- Provided records -
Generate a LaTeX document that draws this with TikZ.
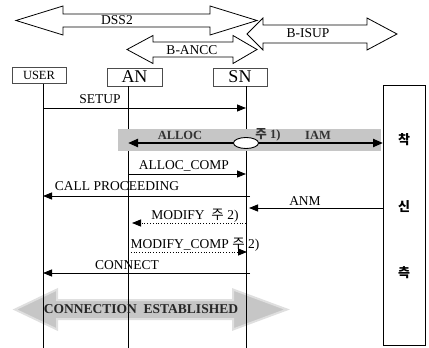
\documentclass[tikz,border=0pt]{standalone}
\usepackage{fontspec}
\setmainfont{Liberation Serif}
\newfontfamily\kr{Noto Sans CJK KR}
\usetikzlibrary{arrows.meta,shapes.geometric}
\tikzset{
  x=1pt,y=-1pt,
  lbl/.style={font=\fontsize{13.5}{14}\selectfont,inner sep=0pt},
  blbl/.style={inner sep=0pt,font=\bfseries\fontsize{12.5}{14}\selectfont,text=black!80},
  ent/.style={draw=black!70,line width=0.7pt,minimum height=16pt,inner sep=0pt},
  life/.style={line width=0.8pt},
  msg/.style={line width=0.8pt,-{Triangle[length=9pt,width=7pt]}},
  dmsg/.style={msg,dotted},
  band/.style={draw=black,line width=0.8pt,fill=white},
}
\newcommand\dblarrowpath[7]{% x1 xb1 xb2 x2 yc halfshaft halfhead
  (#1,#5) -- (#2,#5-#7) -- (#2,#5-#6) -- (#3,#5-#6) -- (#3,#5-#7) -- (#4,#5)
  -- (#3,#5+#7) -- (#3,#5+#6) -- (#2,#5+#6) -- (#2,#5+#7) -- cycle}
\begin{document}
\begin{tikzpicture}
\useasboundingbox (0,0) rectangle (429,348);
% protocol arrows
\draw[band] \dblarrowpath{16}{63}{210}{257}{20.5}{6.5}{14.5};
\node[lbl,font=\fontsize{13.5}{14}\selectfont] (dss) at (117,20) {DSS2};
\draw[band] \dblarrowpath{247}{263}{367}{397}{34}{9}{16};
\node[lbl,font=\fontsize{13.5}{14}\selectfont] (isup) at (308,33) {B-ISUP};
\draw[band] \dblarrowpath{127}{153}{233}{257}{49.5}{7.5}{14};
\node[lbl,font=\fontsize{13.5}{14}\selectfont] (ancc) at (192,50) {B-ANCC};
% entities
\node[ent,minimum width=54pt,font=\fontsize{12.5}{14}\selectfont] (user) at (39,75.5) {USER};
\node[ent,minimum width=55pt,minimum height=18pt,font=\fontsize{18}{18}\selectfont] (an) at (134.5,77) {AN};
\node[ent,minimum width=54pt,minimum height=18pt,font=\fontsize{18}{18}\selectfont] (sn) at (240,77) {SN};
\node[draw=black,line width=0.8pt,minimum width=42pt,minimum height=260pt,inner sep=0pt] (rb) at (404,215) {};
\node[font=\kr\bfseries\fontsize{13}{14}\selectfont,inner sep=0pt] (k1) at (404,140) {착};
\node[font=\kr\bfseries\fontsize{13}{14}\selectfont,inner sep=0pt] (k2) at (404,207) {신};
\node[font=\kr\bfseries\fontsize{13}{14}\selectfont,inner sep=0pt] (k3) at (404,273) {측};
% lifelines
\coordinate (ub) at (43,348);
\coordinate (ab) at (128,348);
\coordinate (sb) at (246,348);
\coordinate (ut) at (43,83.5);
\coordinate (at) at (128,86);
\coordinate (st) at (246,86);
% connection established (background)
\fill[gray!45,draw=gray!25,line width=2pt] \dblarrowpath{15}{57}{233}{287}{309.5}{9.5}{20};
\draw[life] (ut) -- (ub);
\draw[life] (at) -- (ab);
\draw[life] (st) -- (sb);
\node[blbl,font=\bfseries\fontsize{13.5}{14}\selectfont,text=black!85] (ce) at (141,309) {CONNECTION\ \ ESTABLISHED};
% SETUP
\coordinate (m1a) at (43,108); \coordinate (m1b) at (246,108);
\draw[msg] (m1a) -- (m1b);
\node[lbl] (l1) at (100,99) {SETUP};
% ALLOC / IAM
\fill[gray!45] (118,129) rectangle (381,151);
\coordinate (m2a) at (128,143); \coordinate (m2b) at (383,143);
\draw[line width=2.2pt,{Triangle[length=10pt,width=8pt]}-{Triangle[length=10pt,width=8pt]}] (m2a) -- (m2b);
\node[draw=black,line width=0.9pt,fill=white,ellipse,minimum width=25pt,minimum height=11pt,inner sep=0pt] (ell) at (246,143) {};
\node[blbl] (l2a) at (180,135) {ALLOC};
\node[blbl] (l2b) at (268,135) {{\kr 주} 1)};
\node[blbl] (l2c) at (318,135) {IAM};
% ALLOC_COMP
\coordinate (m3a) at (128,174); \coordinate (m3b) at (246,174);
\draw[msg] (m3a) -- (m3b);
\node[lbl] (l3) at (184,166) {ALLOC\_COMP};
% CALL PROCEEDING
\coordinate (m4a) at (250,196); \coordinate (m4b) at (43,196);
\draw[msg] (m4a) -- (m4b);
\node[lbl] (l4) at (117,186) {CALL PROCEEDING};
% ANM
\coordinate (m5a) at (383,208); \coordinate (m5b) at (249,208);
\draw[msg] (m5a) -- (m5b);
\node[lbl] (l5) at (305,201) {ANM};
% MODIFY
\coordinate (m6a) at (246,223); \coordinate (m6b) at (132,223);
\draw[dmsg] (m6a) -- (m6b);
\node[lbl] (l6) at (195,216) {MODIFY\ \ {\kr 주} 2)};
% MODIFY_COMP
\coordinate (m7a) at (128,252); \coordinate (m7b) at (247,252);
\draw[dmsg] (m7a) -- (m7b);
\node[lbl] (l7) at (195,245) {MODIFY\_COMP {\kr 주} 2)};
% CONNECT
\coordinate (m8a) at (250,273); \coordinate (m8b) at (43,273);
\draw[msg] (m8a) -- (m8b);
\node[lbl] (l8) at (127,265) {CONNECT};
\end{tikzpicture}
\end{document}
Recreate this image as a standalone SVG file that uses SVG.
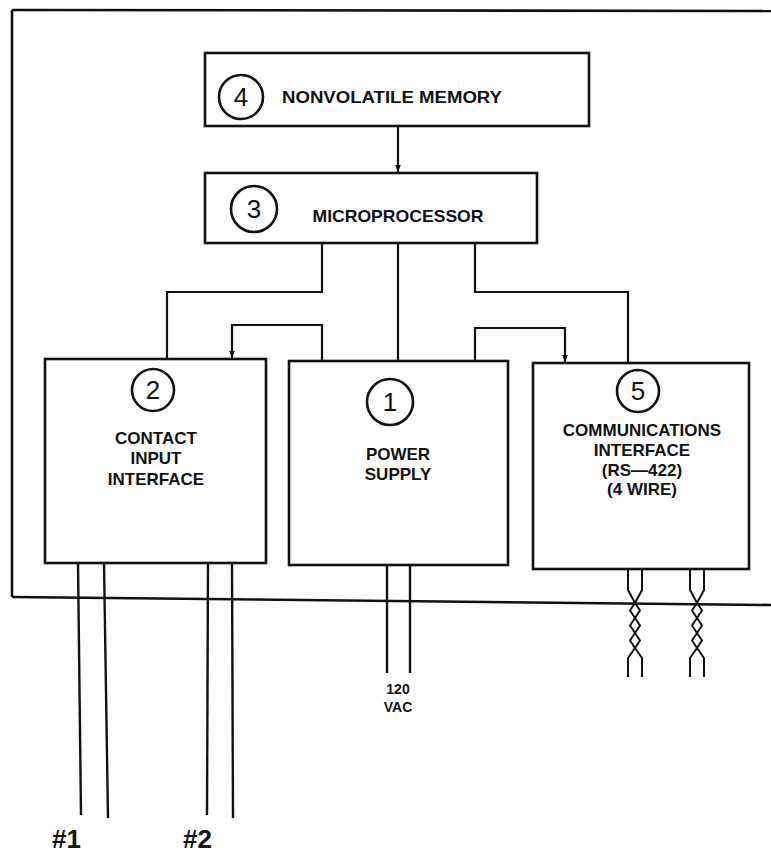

- Directive -
Each entry must be retyped word for word, with every image omitted.

- Task solution -
Generate a LaTeX document that draws this with TikZ.
\documentclass[tikz,border=0pt]{standalone}
\usepackage{fontspec}
\setmainfont{Liberation Serif}
\newfontfamily\kr{Noto Sans CJK KR}
\usetikzlibrary{arrows.meta,shapes.geometric}
\tikzset{
  x=1pt,y=-1pt,
  lbl/.style={font=\fontsize{13.5}{14}\selectfont,inner sep=0pt},
  blbl/.style={inner sep=0pt,font=\bfseries\fontsize{12.5}{14}\selectfont,text=black!80},
  ent/.style={draw=black!70,line width=0.7pt,minimum height=16pt,inner sep=0pt},
  life/.style={line width=0.8pt},
  msg/.style={line width=0.8pt,-{Triangle[length=9pt,width=7pt]}},
  dmsg/.style={msg,dotted},
  band/.style={draw=black,line width=0.8pt,fill=white},
}
\newcommand\dblarrowpath[7]{% x1 xb1 xb2 x2 yc halfshaft halfhead
  (#1,#5) -- (#2,#5-#7) -- (#2,#5-#6) -- (#3,#5-#6) -- (#3,#5-#7) -- (#4,#5)
  -- (#3,#5+#7) -- (#3,#5+#6) -- (#2,#5+#6) -- (#2,#5+#7) -- cycle}
\begin{document}
\begin{tikzpicture}
\useasboundingbox (0,0) rectangle (429,348);
% protocol arrows
\draw[band] \dblarrowpath{16}{63}{210}{257}{20.5}{6.5}{14.5};
\node[lbl,font=\fontsize{13.5}{14}\selectfont] (dss) at (117,20) {DSS2};
\draw[band] \dblarrowpath{247}{263}{367}{397}{34}{9}{16};
\node[lbl,font=\fontsize{13.5}{14}\selectfont] (isup) at (308,33) {B-ISUP};
\draw[band] \dblarrowpath{127}{153}{233}{257}{49.5}{7.5}{14};
\node[lbl,font=\fontsize{13.5}{14}\selectfont] (ancc) at (192,50) {B-ANCC};
% entities
\node[ent,minimum width=54pt,font=\fontsize{12.5}{14}\selectfont] (user) at (39,75.5) {USER};
\node[ent,minimum width=55pt,minimum height=18pt,font=\fontsize{18}{18}\selectfont] (an) at (134.5,77) {AN};
\node[ent,minimum width=54pt,minimum height=18pt,font=\fontsize{18}{18}\selectfont] (sn) at (240,77) {SN};
\node[draw=black,line width=0.8pt,minimum width=42pt,minimum height=260pt,inner sep=0pt] (rb) at (404,215) {};
\node[font=\kr\bfseries\fontsize{13}{14}\selectfont,inner sep=0pt] (k1) at (404,140) {착};
\node[font=\kr\bfseries\fontsize{13}{14}\selectfont,inner sep=0pt] (k2) at (404,207) {신};
\node[font=\kr\bfseries\fontsize{13}{14}\selectfont,inner sep=0pt] (k3) at (404,273) {측};
% lifelines
\coordinate (ub) at (43,348);
\coordinate (ab) at (128,348);
\coordinate (sb) at (246,348);
\coordinate (ut) at (43,83.5);
\coordinate (at) at (128,86);
\coordinate (st) at (246,86);
% connection established (background)
\fill[gray!45,draw=gray!25,line width=2pt] \dblarrowpath{15}{57}{233}{287}{309.5}{9.5}{20};
\draw[life] (ut) -- (ub);
\draw[life] (at) -- (ab);
\draw[life] (st) -- (sb);
\node[blbl,font=\bfseries\fontsize{13.5}{14}\selectfont,text=black!85] (ce) at (141,309) {CONNECTION\ \ ESTABLISHED};
% SETUP
\coordinate (m1a) at (43,108); \coordinate (m1b) at (246,108);
\draw[msg] (m1a) -- (m1b);
\node[lbl] (l1) at (100,99) {SETUP};
% ALLOC / IAM
\fill[gray!45] (118,129) rectangle (381,151);
\coordinate (m2a) at (128,143); \coordinate (m2b) at (383,143);
\draw[line width=2.2pt,{Triangle[length=10pt,width=8pt]}-{Triangle[length=10pt,width=8pt]}] (m2a) -- (m2b);
\node[draw=black,line width=0.9pt,fill=white,ellipse,minimum width=25pt,minimum height=11pt,inner sep=0pt] (ell) at (246,143) {};
\node[blbl] (l2a) at (180,135) {ALLOC};
\node[blbl] (l2b) at (268,135) {{\kr 주} 1)};
\node[blbl] (l2c) at (318,135) {IAM};
% ALLOC_COMP
\coordinate (m3a) at (128,174); \coordinate (m3b) at (246,174);
\draw[msg] (m3a) -- (m3b);
\node[lbl] (l3) at (184,166) {ALLOC\_COMP};
% CALL PROCEEDING
\coordinate (m4a) at (250,196); \coordinate (m4b) at (43,196);
\draw[msg] (m4a) -- (m4b);
\node[lbl] (l4) at (117,186) {CALL PROCEEDING};
% ANM
\coordinate (m5a) at (383,208); \coordinate (m5b) at (249,208);
\draw[msg] (m5a) -- (m5b);
\node[lbl] (l5) at (305,201) {ANM};
% MODIFY
\coordinate (m6a) at (246,223); \coordinate (m6b) at (132,223);
\draw[dmsg] (m6a) -- (m6b);
\node[lbl] (l6) at (195,216) {MODIFY\ \ {\kr 주} 2)};
% MODIFY_COMP
\coordinate (m7a) at (128,252); \coordinate (m7b) at (247,252);
\draw[dmsg] (m7a) -- (m7b);
\node[lbl] (l7) at (195,245) {MODIFY\_COMP {\kr 주} 2)};
% CONNECT
\coordinate (m8a) at (250,273); \coordinate (m8b) at (43,273);
\draw[msg] (m8a) -- (m8b);
\node[lbl] (l8) at (127,265) {CONNECT};
\end{tikzpicture}
\end{document}
Recreate this image as a standalone SVG file that uses SVG.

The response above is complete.